«Роман-воспоминание»

31

24 февраля 1985 года состоялись очередные выборы в Верховный Совет. Девяносто девять процентов явки избирателей, покорное единодушие, фальшивое всенародное ликование и прочие атрибуты сталинско-брежневской показухи.

Трагикомическим было появление на экране телевизора руководителя страны Черненко. В палату больницы принесли урну, и Черненко, едва держась на ногах, с бессмысленным выражением лица опустил в нее бюллетень. Взамен речи, которую он физически не мог произнести, Черненко, сделав невероятное усилие, вытянул руку вперед. Передачу тут же оборвали. Секретарь Московского горкома партии Гришин суетился возле Черненко, демонстрируя всему миру, что именно он находится рядом с «вождем» в последние часы его жизни и, следовательно, является законным преемником.

Через две недели 10 марта Черненко умер, пробыв на своем посту всего лишь год. 11 марта Генеральным секретарем партии стал Михаил Сергеевич Горбачев. Многие вздохнули с облегчением: не Гришин все же! К тому же молод: Горбачеву было тогда 54 года.

В 1917 году, во время революции, Ленину было 47 лет. Троцкому и Сталину по 38, Рыкову - 36, Зиновьеву и Каменеву по 34, Свердлову и Фрунзе по 32, Кирову - 31, Бухарину и Сокольникову по 29, Пятакову - 27. Это - большевики. В том же возрасте были и лидеры других политических партий (кадеты, меньшевики, эсеры, националисты): Рябушинскому - 46, Мартову, Чернову и Скоропадскому по 44, Савинкову - 38, Винниченко - 37, Керенскому, Церетели и Гегечкори по 36, Спиридоновой - 33, Терещенко - 29.

Таким образом, молодость Горбачева - условна (моложе лишь окружавших его старцев). Почти все перечисленные мною деятели прошли тюрьмы, ссылки, изгнание. Горбачев - благополучный, преуспевающий партийный аппаратчик, принадлежащий к правящей и привилегированной верхушке власти.

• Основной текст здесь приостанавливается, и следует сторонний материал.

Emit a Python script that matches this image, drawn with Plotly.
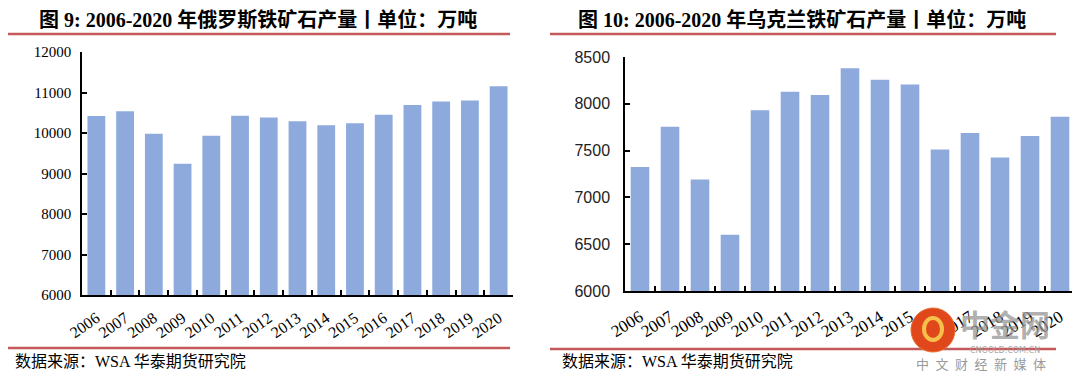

Как я уже рассказывал, я ездил иногда лечиться в Кисловодск, обычно в санаторий Академии наук. Однажды Литфонд раздобыл мне путевку в «Красные камни» - санаторий для партийных и советских работников. Члены Политбюро обитали на дачах при санатории, лишь Косыгин жил в общем корпусе.

В кисловодском горсовете работал мой однополчанин по 4-му гвардейскому стрелковому корпусу. Заходил иногда ко мне. Однажды спустились мы с ним в холл, смотрю, сидит Косыгин, перед ним среднего роста, «средней упитанности» человек, привыкший, сразу видно, к мягкому обкомовскому креслу, обкомовской столовой, обкомовскому пайку. И светло-серый костюм на нем добротный, несколько провинциального покроя, именно такой, какие шьют в обкомовских ателье. Человек этот обернулся, мелькнуло приятное лицо, с живыми, «все секущими» глазами, родимым пятном, спускающимся с головы на лоб. Мы оказались ему незнакомы, следовательно, неинтересны, и он опять почтительно склонился к Косыгину.